The removal last week of the work, titled Consumer Art, along with another video from 2005 by Katarzyna Kozyra, showing a woman walking two men dressed as dogs on a lead, had sparked protest over claims of censorship by the museum and the Polish ministry of culture.

Almost 1,000 people attended a demonstration at the museum on Monday evening, many of them eating bananas. Artists and curators including Katrin Plavcak and Martha Kirszenbaum have also taken to Instagram in defiance, posting selfies of themselves dining on the phallic yellow fruit.

In a statement, board members of the ZW Foundation, which manages Natalia LL’s archive, said they were “outraged by the open censorship” and that the museum “should not be afraid of exhibiting thought-provoking works of an existential nature”.

They add: “Through her art, Natalia LL was never afraid of asking difficult questions, and we certainly should not be afraid to answer them. We would like to express our opposition and indignation towards the policy of the National Museum in Warsaw and the Ministry of Culture.”

The board’s statement referred to a report in the Gazeta Wyborcza newspaper that quoted the museum’s director Jerzy Miziolek as saying “some subject matters, such as gender, should not be explicitly shown” at the National Museum, and the videos in question “have a distracting influence on young people”. It was also suggested Miziolek had been summoned to the ministry of culture because parents had complained about the “scandalous” works.

But, in a statement published yesterday, Miziolek denied the government had called on him to make the changes to the galleries.
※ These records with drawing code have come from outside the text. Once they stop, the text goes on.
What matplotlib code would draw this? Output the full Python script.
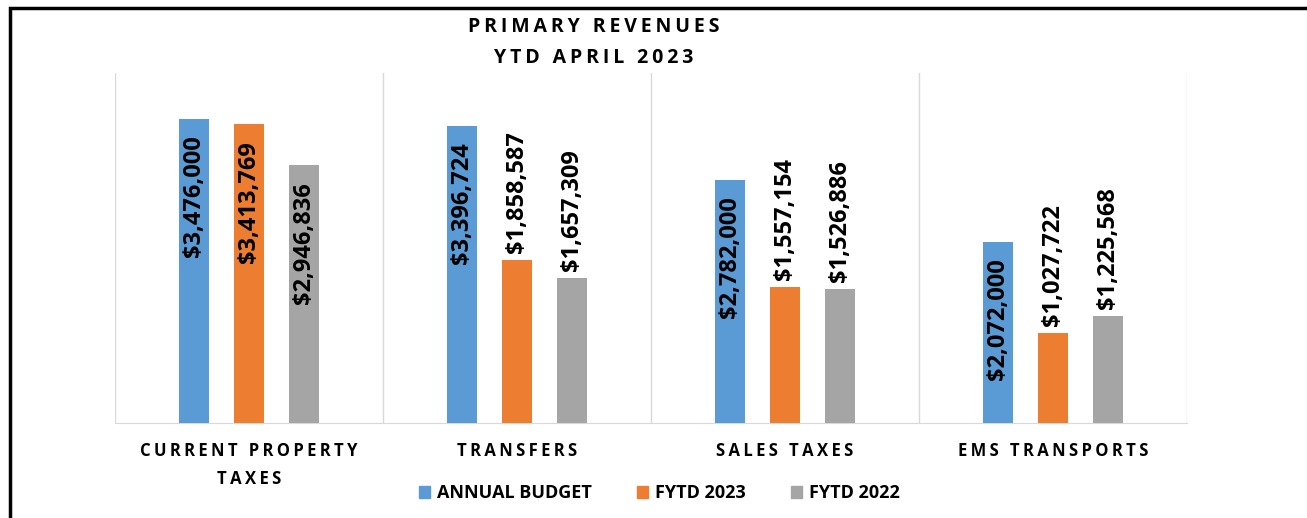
import numpy as np
import matplotlib
matplotlib.use("Agg")
import matplotlib.pyplot as plt
from matplotlib.patches import Rectangle

categories = ["CURRENT PROPERTY\nTAXES", "TRANSFERS", "SALES TAXES", "EMS TRANSPORTS"]
series_names = ["ANNUAL BUDGET", "FYTD 2023", "FYTD 2022"]
annual_budget = [3476000, 3396724, 2782000, 2072000]
fytd_2023 = [3413769, 1858587, 1557154, 1027722]
fytd_2022 = [2946836, 1657309, 1526886, 1225568]

colors = ["#5B9BD5", "#ED7D31", "#A5A5A5"]
label_pos = ["inside", "outside", "outside"]

W, H = 1307, 518
fig = plt.figure(figsize=(W / 100, H / 100), dpi=100)
ax = fig.add_axes([115 / W, 1 - 423 / H, (1187 - 115) / W, (423 - 73) / H])

SP = "\u2009"


def spaced(s):
    # fake letter spacing with thin spaces
    return "\n".join(SP.join(line) for line in s.split("\n"))


fam = ["Open Sans", "DejaVu Sans"]

x = np.arange(len(categories)) + 0.5
offs = [-0.207, 0.0, 0.207]
bw = 0.112
ymax = 4000000
label_len = 140 / 350 * ymax  # rough label length in data units

for vals, c, off, pos in zip([annual_budget, fytd_2023, fytd_2022], colors, offs, label_pos):
    ax.bar(x + off, vals, width=bw, color=c, zorder=3)
    for xi, v in zip(x + off, vals):
        txt = "${:,}".format(v)
        fits = v + label_len < ymax
        if pos == "outside" and fits:
            ax.annotate(txt, (xi, v), xytext=(0, 5), textcoords="offset points",
                        rotation=90, ha="center", va="bottom", fontsize=17,
                        fontweight="bold", family=fam, color="black", zorder=4)
        else:
            ax.annotate(txt, (xi, v), xytext=(0, -12), textcoords="offset points",
                        rotation=90, ha="center", va="top", fontsize=17,
                        fontweight="bold", family=fam, color="black", zorder=4)

ax.set_xlim(0, len(categories))
ax.set_ylim(0, ymax)
ax.set_yticks([])
ax.set_xticks([])
for xv in range(len(categories) + 1):
    ax.axvline(xv, color="#D9D9D9", lw=1, zorder=1)
for s in ["top", "right", "left"]:
    ax.spines[s].set_visible(False)
ax.spines["bottom"].set_color("#D9D9D9")
ax.spines["bottom"].set_zorder(2)

for xi, cat in zip(x, categories):
    ax.text(xi, -0.055, spaced(cat), transform=ax.get_xaxis_transform(),
            ha="center", va="top", fontsize=12, fontweight="bold",
            family=fam, linespacing=1.7)

fig.text(594 / W, 1 - 27 / H, spaced("PRIMARY REVENUES"), ha="center", va="center",
         fontsize=14, fontweight="bold", family=fam)
fig.text(594 / W, 1 - 58 / H, spaced("YTD APRIL 2023"), ha="center", va="center",
         fontsize=14, fontweight="bold", family=fam)

handles = [Rectangle((0, 0), 1, 1, color=c) for c in colors]
fig.legend(handles, series_names, loc="center", bbox_to_anchor=(659 / W, 1 - 493 / H),
           ncol=3, frameon=False, handlelength=0.65, handleheight=0.65,
           handletextpad=0.35, columnspacing=2.5,
           prop={"family": fam, "weight": "bold", "size": 13})

fig.add_artist(Rectangle((10 / W, -0.2), 1.2, (H - 8) / H + 0.2, transform=fig.transFigure,
                         fill=False, ec="black", lw=2.5, clip_on=False))

fig.savefig("out.png", dpi=100, facecolor="white")
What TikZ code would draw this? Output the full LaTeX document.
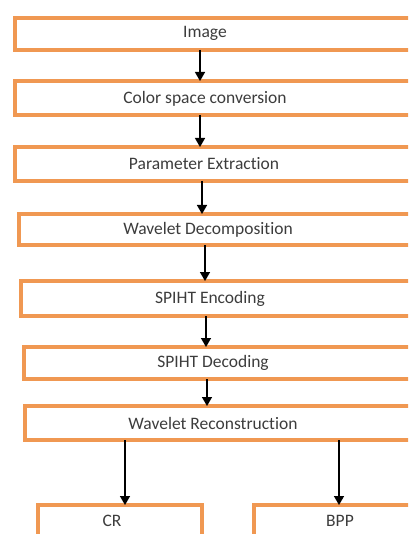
\documentclass[tikz,border=0pt]{standalone}
\usepackage{fontspec}
\setmainfont[Ligatures={NoCommon,NoRare,NoDiscretionary}]{Carlito}
\usetikzlibrary{arrows.meta}
\definecolor{boxorange}{RGB}{240,152,82}
\definecolor{txtgray}{RGB}{60,60,60}
\tikzset{
  box/.style={draw=boxorange, line width=4pt, anchor=north west, inner sep=0pt},
  lbl/.style={text=txtgray, font=\fontsize{17.5}{20}\selectfont, inner sep=0pt},
  arr/.style={line width=1.4pt, -{Triangle[length=9pt,width=10pt]}}
}
\begin{document}
\begin{tikzpicture}[x=1pt,y=-1pt]
\useasboundingbox (0,0) rectangle (408,534);
\clip (0,0) rectangle (408,534);
% boxes (border centre lines)
\node[box, minimum width=410pt, minimum height=32pt] (b1) at (13,16) {};
\node[box, minimum width=410pt, minimum height=34pt] (b2) at (13,79) {};
\node[box, minimum width=410pt, minimum height=34pt] (b3) at (13,145) {};
\node[box, minimum width=410pt, minimum height=31pt] (b4) at (17,212) {};
\node[box, minimum width=410pt, minimum height=35pt] (b5) at (19,279) {};
\node[box, minimum width=410pt, minimum height=32pt] (b6) at (22,345) {};
\node[box, minimum width=410pt, minimum height=34pt] (b7) at (23,404) {};
\node[box, minimum width=164pt, minimum height=60pt] (cr) at (36,503) {};
\node[box, minimum width=200pt, minimum height=60pt] (bpp) at (252,503) {};
% labels
\node[lbl] (t1) at (205,33) {Image};
\node[lbl] (t2) at (205,99) {Color space conversion};
\node[lbl] (t3) at (204,164) {Parameter Extraction};
\node[lbl] (t4) at (208,230) {Wavelet Decomposition};
\node[lbl] (t5) at (210,299) {SPIHT Encoding};
\node[lbl] (t6) at (213,363) {SPIHT Decoding};
\node[lbl] (t7) at (213,423) {Wavelet Reconstruction};
\node[lbl] (t8) at (112,521) {CR};
\node[lbl] (t9) at (340,521) {BPP};
% arrow x positions
\coordinate (x1) at (200,0);
\coordinate (x2) at (200,0);
\coordinate (x3) at (202,0);
\coordinate (x4) at (205,0);
\coordinate (x5) at (206,0);
\coordinate (x6) at (207,0);
\coordinate (x7) at (125,0);
\coordinate (x8) at (339,0);
\draw[arr] ([yshift=2pt]b1.south -| x1) -- ([yshift=-2pt]b2.north -| x1);
\draw[arr] ([yshift=2pt]b2.south -| x2) -- ([yshift=-2pt]b3.north -| x2);
\draw[arr] ([yshift=2pt]b3.south -| x3) -- ([yshift=-2pt]b4.north -| x3);
\draw[arr] ([yshift=2pt]b4.south -| x4) -- ([yshift=-2pt]b5.north -| x4);
\draw[arr] ([yshift=2pt]b5.south -| x5) -- ([yshift=-2pt]b6.north -| x5);
\draw[arr] ([yshift=2pt]b6.south -| x6) -- ([yshift=-2pt]b7.north -| x6);
\draw[arr] ([yshift=2pt]b7.south -| x7) -- ([yshift=-2pt]cr.north -| x7);
\draw[arr] ([yshift=2pt]b7.south -| x8) -- ([yshift=-2pt]bpp.north -| x8);
\end{tikzpicture}
\end{document}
Miziolek, who was appointed by Poland’s right-wing PiS government last November, said the rehang is about implementing “the commitments undertaken and the new, more dynamic vision of the functioning of the institution, not the depreciation of the collections or their ‘censoring’”.

Critics have noted that Natalia LL’s work is not only a comment on feminism but is also a symbol of freedom, given that bananas were scarce in 1970s Poland under communist rule. “The work is more about the lack of consumption as opposed to the consumerist world,” says Marisa Bellani, the founder and director of Roman Road, which represents the artist in London. “It is about the lack of supplies in a repressed country and the impossibility for people to consume the food that should be essential. It is an analogy of the impossibility for women to consume their own desire and have full access to their sexuality.”